The lava flow stems from the Kilauea volcano, which has been erupting continuously since 1983, according to The Associated Press
. Normally the flow moves south, however over the last two years it's moved to the northeast. The current flow has been creeping down the hillside since June.
So far, it has damaged a Buddhist cemetery, covering gravesites.
The next item in its likely path, a home, is at least 300 yards away, said Darryl Oliveira, director of civil defense for Hawaii County. He estimated that there are 50 to 60 homes and businesses that could be affected by the molten hot magma.

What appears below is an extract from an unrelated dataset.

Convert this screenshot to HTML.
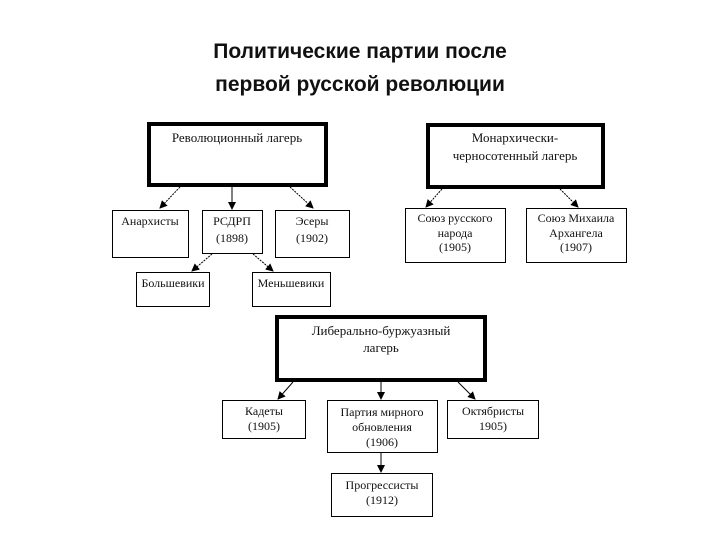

Methane gas bursts generated by decomposing vegetation have at times accompanied the lava flow, which can be nerve-wracking to nearby observers.
"At the time that it happened, it was such a rumble I thought it was thunder and that we were about to be struck by lightning," said Janet Babb, a geologist and spokeswoman for the Hawaiian Volcano Observatory.
Authorities are going door-to-door to inform residents of the flow, and the Red Cross said it is opening a shelter for those who are displaced.